Stated problem >>
Omit all pictures, then retype the data exactly as given.

* begin *

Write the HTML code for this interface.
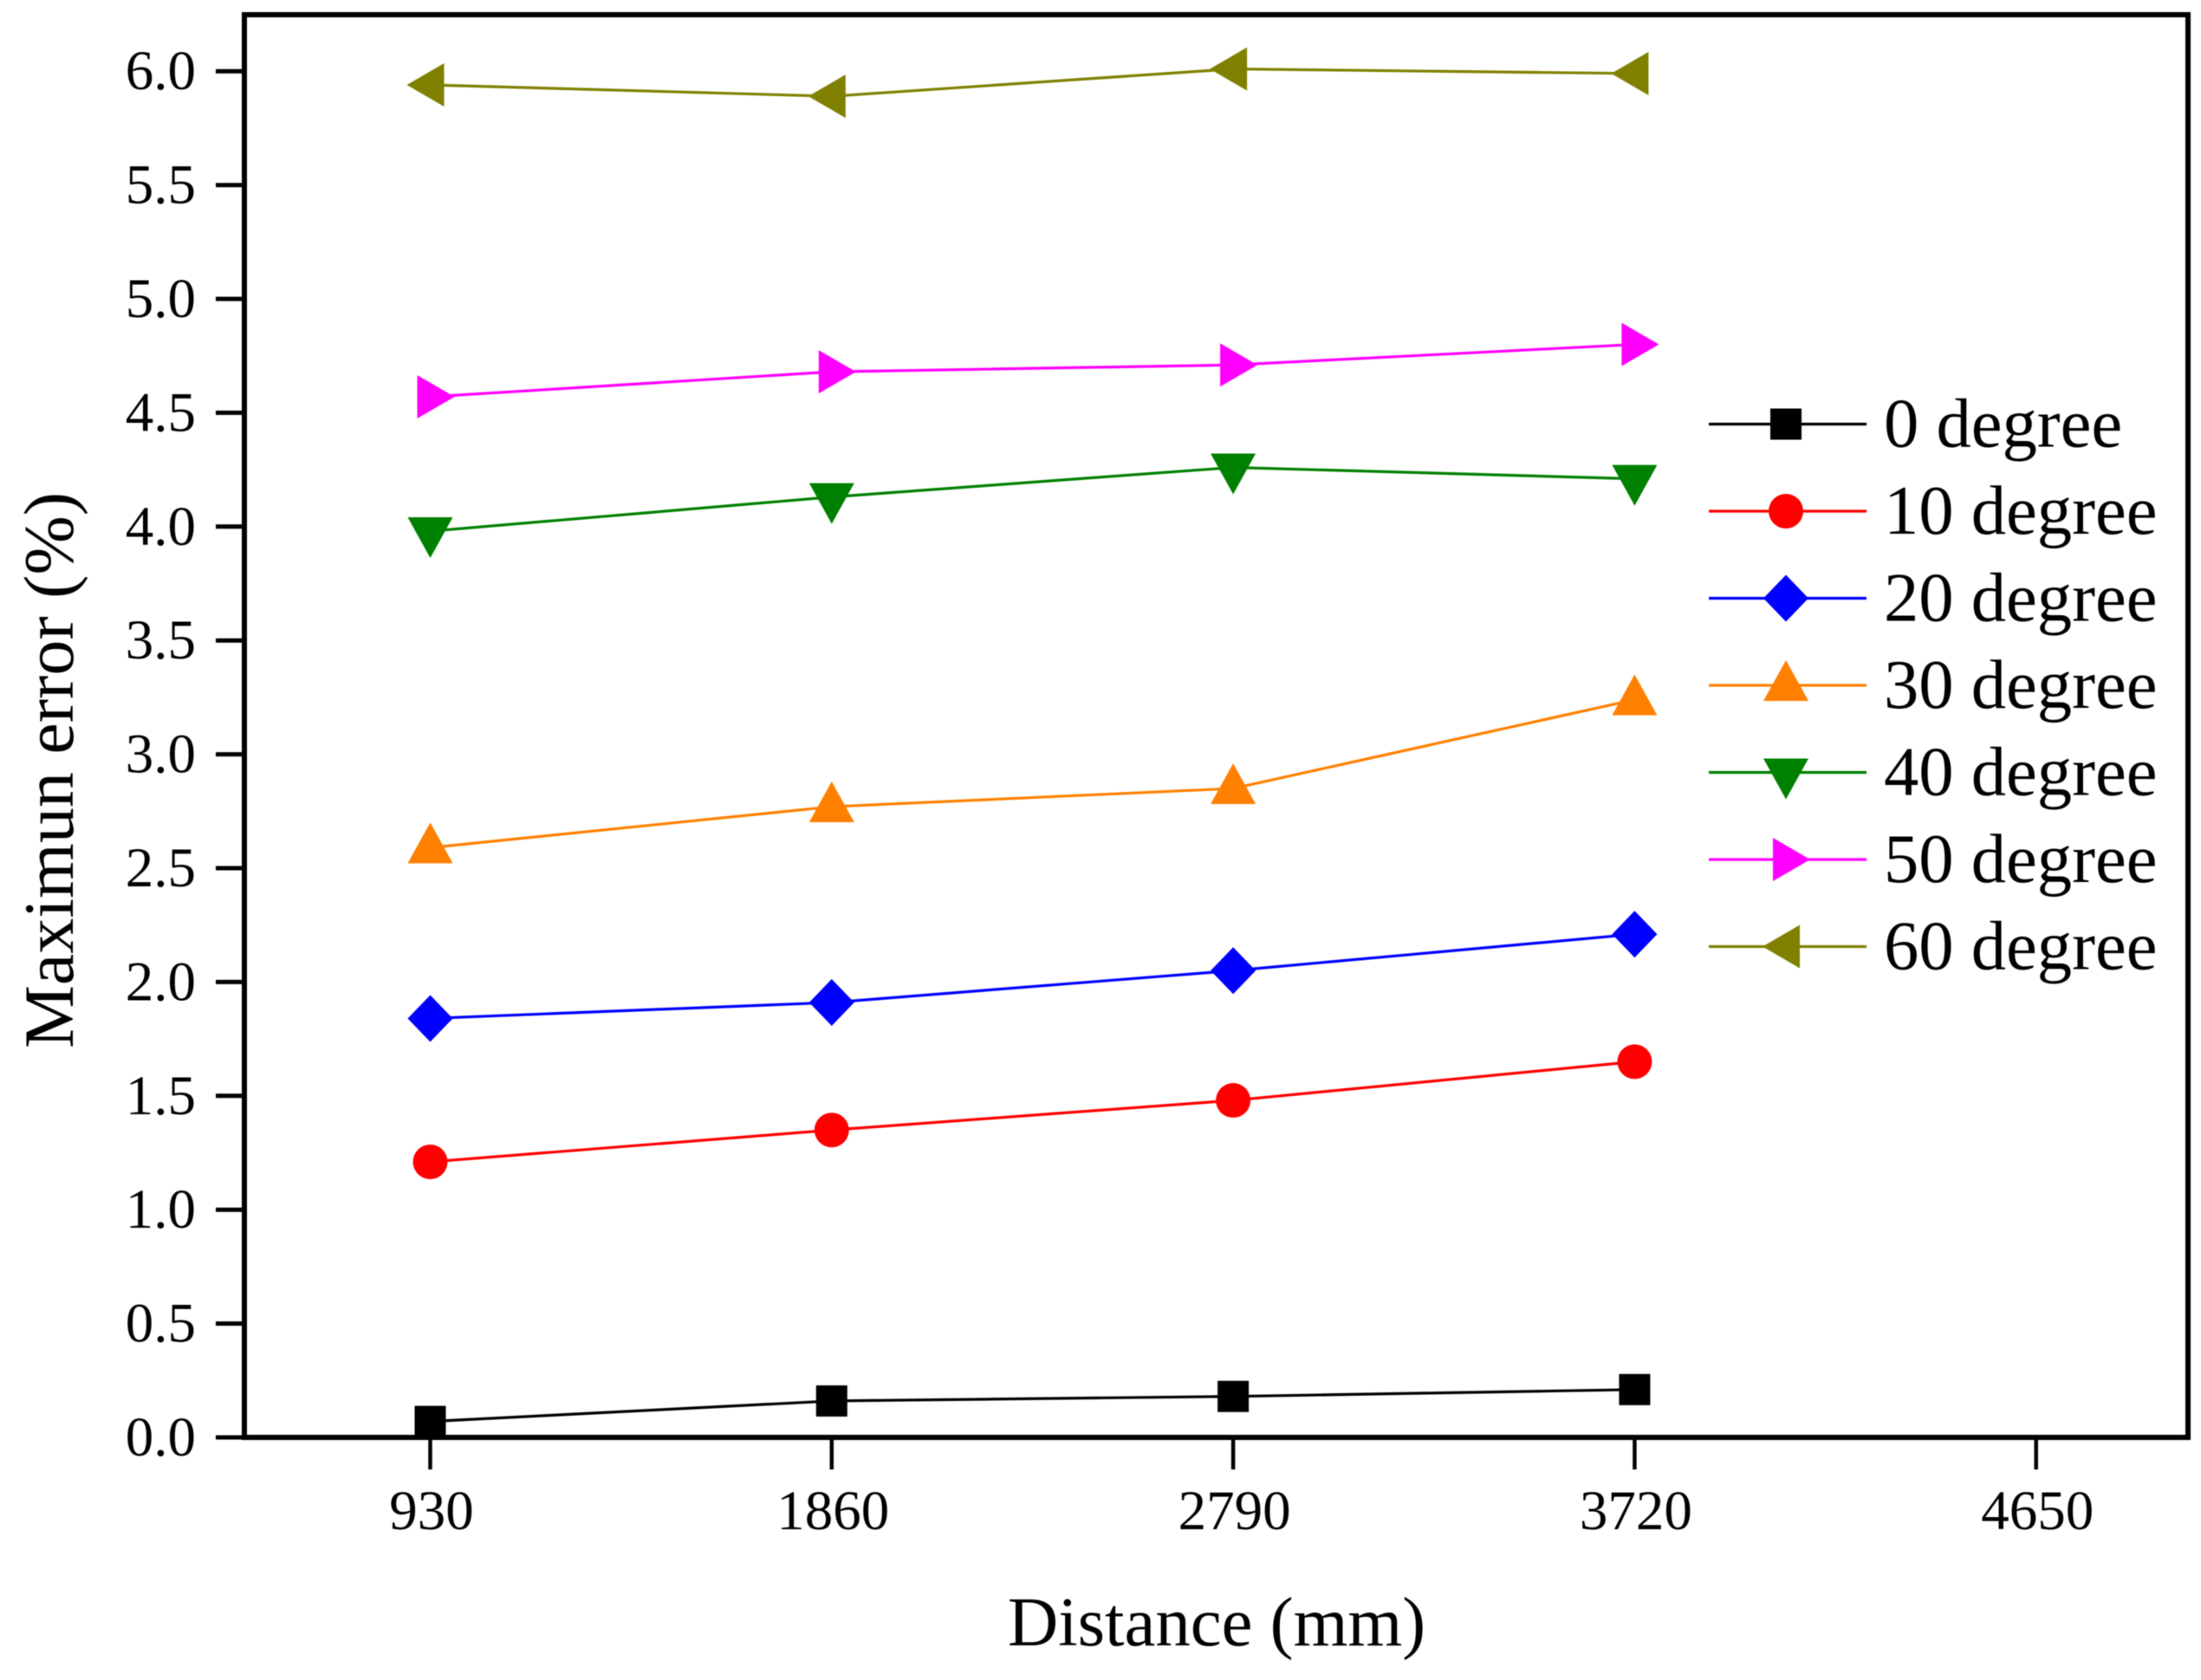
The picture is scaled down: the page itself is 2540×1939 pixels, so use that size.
<!DOCTYPE html>
<html lang="en">
<head>
<meta charset="utf-8">
<title>Maximum error vs distance</title>
<style>
html,body{margin:0;padding:0;background:#fff;}
body{width:2540px;height:1939px;overflow:hidden;}
svg{display:block;filter:blur(0.6px);}
text{font-family:"Liberation Serif",serif;fill:#000;}
</style>
</head>
<body>
<svg id="chart" xmlns="http://www.w3.org/2000/svg" width="2540" height="1939" viewBox="0 0 2540 1939"></svg>
<script>
const categories = [930, 1860, 2790, 3720];
const xTickLabels = [930, 1860, 2790, 3720, 4650];
const yTickLabels = ["0.0","0.5","1.0","1.5","2.0","2.5","3.0","3.5","4.0","4.5","5.0","5.5","6.0"];
const seriesNames = ["0 degree","10 degree","20 degree","30 degree","40 degree","50 degree","60 degree"];
const values0 = [0.07, 0.16, 0.18, 0.21];
const values10 = [1.21, 1.35, 1.48, 1.65];
const values20 = [1.84, 1.91, 2.05, 2.21];
const values30 = [2.59, 2.77, 2.85, 3.24];
const values40 = [3.98, 4.13, 4.26, 4.21];
const values50 = [4.57, 4.68, 4.71, 4.80];
const values60 = [5.94, 5.89, 6.01, 5.99];
const allValues = [values0, values10, values20, values30, values40, values50, values60];
const colors = ["#000000","#ff0000","#0000ff","#ff8000","#008000","#ff00ff","#808000"];
const shapes = ["square","circle","diamond","up","down","right","left"];

const NS = "http://www.w3.org/2000/svg";
const svg = document.getElementById("chart");
const X0 = 496.5, XSTEP = 463.3, Y0 = 1659, YUNIT = 262.8;
const xScale = d => X0 + XSTEP * (d - 930) / 930;
const yScale = v => Y0 - YUNIT * v;

function mk(tag, attrs, parent) {
  const el = document.createElementNS(NS, tag);
  for (const k in attrs) el.setAttribute(k, attrs[k]);
  (parent || svg).appendChild(el);
  return el;
}

function drawMarker(parent, shape, x, y, color) {
  let el;
  if (shape === "square") {
    el = mk("rect", {x: x - 18, y: y - 18, width: 36, height: 36, fill: color}, parent);
  } else if (shape === "circle") {
    el = mk("circle", {cx: x, cy: y, r: 20, fill: color}, parent);
  } else {
    let p;
    if (shape === "diamond") p = [[x, y - 27], [x + 26, y], [x, y + 27], [x - 26, y]];
    if (shape === "up") p = [[x, y - 29], [x + 26, y + 18], [x - 26, y + 18]];
    if (shape === "down") p = [[x, y + 31], [x + 26, y - 16], [x - 26, y - 16]];
    if (shape === "right") p = [[x + 28, y], [x - 15, y - 25], [x - 15, y + 25]];
    if (shape === "left") p = [[x - 27, y], [x + 16, y - 25], [x + 16, y + 25]];
    el = mk("polygon", {points: p.map(q => q.join(",")).join(" "), fill: color}, parent);
  }
  return el;
}

// Frame
const frame = mk("rect", {x: 282, y: 17, width: 2243, height: 1642, fill: "none", stroke: "#000", "stroke-width": 6});



// Y axis ticks
const yAxis = mk("g", {});


yTickLabels.forEach(label => {
  const y = yScale(parseFloat(label));
  const tick = mk("line", {x1: 249, x2: 282, y1: y, y2: y, stroke: "#000", "stroke-width": 5}, yAxis);
  
  
  const t = mk("text", {x: 226, y: y + 21, "text-anchor": "end", "font-size": 65}, yAxis);
  t.textContent = label;
  
  
});

// X axis ticks
const xAxis = mk("g", {});


xTickLabels.forEach(d => {
  const x = xScale(d);
  const tick = mk("line", {x1: x, x2: x, y1: Y0, y2: 1696, stroke: "#000", "stroke-width": 4.5}, xAxis);
  
  
  const t = mk("text", {x: x + 1.5, y: 1765, "text-anchor": "middle", "font-size": 65}, xAxis);
  t.textContent = d;
  
  
});

// Axis titles
const xTitle = mk("text", {x: 1404, y: 1899, "text-anchor": "middle", "font-size": 80.8});
xTitle.textContent = "Distance (mm)";


const yTitle = mk("text", {x: 0, y: 0, "text-anchor": "middle", "font-size": 82, transform: "translate(84,889) rotate(-90)"});
yTitle.textContent = "Maximun error (%)";



// Series
allValues.forEach((vals, i) => {
  const g = mk("g", {});
  
  
  const line = mk("polyline", {
    points: vals.map((v, j) => xScale(categories[j]) + "," + yScale(v)).join(" "),
    fill: "none", stroke: colors[i], "stroke-width": 3.2
  }, g);
  
  
  vals.forEach((v, j) => {
    const m = drawMarker(g, shapes[i], xScale(categories[j]), yScale(v), colors[i]);
    
    
  });
});

// Legend
const legend = mk("g", {});


seriesNames.forEach((name, i) => {
  const y = 489.5 + i * 100.5;
  const row = mk("g", {}, legend);
  
  
  const l = mk("line", {x1: 1972, x2: 2154, y1: y, y2: y, stroke: colors[i], "stroke-width": 3.2}, row);
  
  
  const m = drawMarker(row, shapes[i], 2061, y, colors[i]);
  
  
  const t = mk("text", {x: 2174, y: y + 26, "font-size": 80.6}, row);
  t.textContent = name;
  
  
});
</script>
</body>
</html>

* end *

Result below >>
Write the HTML code for this interface.
The picture is scaled down: the page itself is 2540×1939 pixels, so use that size.
<!DOCTYPE html>
<html lang="en">
<head>
<meta charset="utf-8">
<title>Maximum error vs distance</title>
<style>
html,body{margin:0;padding:0;background:#fff;}
body{width:2540px;height:1939px;overflow:hidden;}
svg{display:block;filter:blur(0.6px);}
text{font-family:"Liberation Serif",serif;fill:#000;}
</style>
</head>
<body>
<svg id="chart" xmlns="http://www.w3.org/2000/svg" width="2540" height="1939" viewBox="0 0 2540 1939"></svg>
<script>
const categories = [930, 1860, 2790, 3720];
const xTickLabels = [930, 1860, 2790, 3720, 4650];
const yTickLabels = ["0.0","0.5","1.0","1.5","2.0","2.5","3.0","3.5","4.0","4.5","5.0","5.5","6.0"];
const seriesNames = ["0 degree","10 degree","20 degree","30 degree","40 degree","50 degree","60 degree"];
const values0 = [0.07, 0.16, 0.18, 0.21];
const values10 = [1.21, 1.35, 1.48, 1.65];
const values20 = [1.84, 1.91, 2.05, 2.21];
const values30 = [2.59, 2.77, 2.85, 3.24];
const values40 = [3.98, 4.13, 4.26, 4.21];
const values50 = [4.57, 4.68, 4.71, 4.80];
const values60 = [5.94, 5.89, 6.01, 5.99];
const allValues = [values0, values10, values20, values30, values40, values50, values60];
const colors = ["#000000","#ff0000","#0000ff","#ff8000","#008000","#ff00ff","#808000"];
const shapes = ["square","circle","diamond","up","down","right","left"];

const NS = "http://www.w3.org/2000/svg";
const svg = document.getElementById("chart");
const X0 = 496.5, XSTEP = 463.3, Y0 = 1659, YUNIT = 262.8;
const xScale = d => X0 + XSTEP * (d - 930) / 930;
const yScale = v => Y0 - YUNIT * v;

function mk(tag, attrs, parent) {
  const el = document.createElementNS(NS, tag);
  for (const k in attrs) el.setAttribute(k, attrs[k]);
  (parent || svg).appendChild(el);
  return el;
}

function drawMarker(parent, shape, x, y, color) {
  let el;
  if (shape === "square") {
    el = mk("rect", {x: x - 18, y: y - 18, width: 36, height: 36, fill: color}, parent);
  } else if (shape === "circle") {
    el = mk("circle", {cx: x, cy: y, r: 20, fill: color}, parent);
  } else {
    let p;
    if (shape === "diamond") p = [[x, y - 27], [x + 26, y], [x, y + 27], [x - 26, y]];
    if (shape === "up") p = [[x, y - 29], [x + 26, y + 18], [x - 26, y + 18]];
    if (shape === "down") p = [[x, y + 31], [x + 26, y - 16], [x - 26, y - 16]];
    if (shape === "right") p = [[x + 28, y], [x - 15, y - 25], [x - 15, y + 25]];
    if (shape === "left") p = [[x - 27, y], [x + 16, y - 25], [x + 16, y + 25]];
    el = mk("polygon", {points: p.map(q => q.join(",")).join(" "), fill: color}, parent);
  }
  return el;
}

// Frame
const frame = mk("rect", {x: 282, y: 17, width: 2243, height: 1642, fill: "none", stroke: "#000", "stroke-width": 6});



// Y axis ticks
const yAxis = mk("g", {});


yTickLabels.forEach(label => {
  const y = yScale(parseFloat(label));
  const tick = mk("line", {x1: 249, x2: 282, y1: y, y2: y, stroke: "#000", "stroke-width": 5}, yAxis);
  
  
  const t = mk("text", {x: 226, y: y + 21, "text-anchor": "end", "font-size": 65}, yAxis);
  t.textContent = label;
  
  
});

// X axis ticks
const xAxis = mk("g", {});


xTickLabels.forEach(d => {
  const x = xScale(d);
  const tick = mk("line", {x1: x, x2: x, y1: Y0, y2: 1696, stroke: "#000", "stroke-width": 4.5}, xAxis);
  
  
  const t = mk("text", {x: x + 1.5, y: 1765, "text-anchor": "middle", "font-size": 65}, xAxis);
  t.textContent = d;
  
  
});

// Axis titles
const xTitle = mk("text", {x: 1404, y: 1899, "text-anchor": "middle", "font-size": 80.8});
xTitle.textContent = "Distance (mm)";


const yTitle = mk("text", {x: 0, y: 0, "text-anchor": "middle", "font-size": 82, transform: "translate(84,889) rotate(-90)"});
yTitle.textContent = "Maximun error (%)";



// Series
allValues.forEach((vals, i) => {
  const g = mk("g", {});
  
  
  const line = mk("polyline", {
    points: vals.map((v, j) => xScale(categories[j]) + "," + yScale(v)).join(" "),
    fill: "none", stroke: colors[i], "stroke-width": 3.2
  }, g);
  
  
  vals.forEach((v, j) => {
    const m = drawMarker(g, shapes[i], xScale(categories[j]), yScale(v), colors[i]);
    
    
  });
});

// Legend
const legend = mk("g", {});


seriesNames.forEach((name, i) => {
  const y = 489.5 + i * 100.5;
  const row = mk("g", {}, legend);
  
  
  const l = mk("line", {x1: 1972, x2: 2154, y1: y, y2: y, stroke: colors[i], "stroke-width": 3.2}, row);
  
  
  const m = drawMarker(row, shapes[i], 2061, y, colors[i]);
  
  
  const t = mk("text", {x: 2174, y: y + 26, "font-size": 80.6}, row);
  t.textContent = name;
  
  
});
</script>
</body>
</html>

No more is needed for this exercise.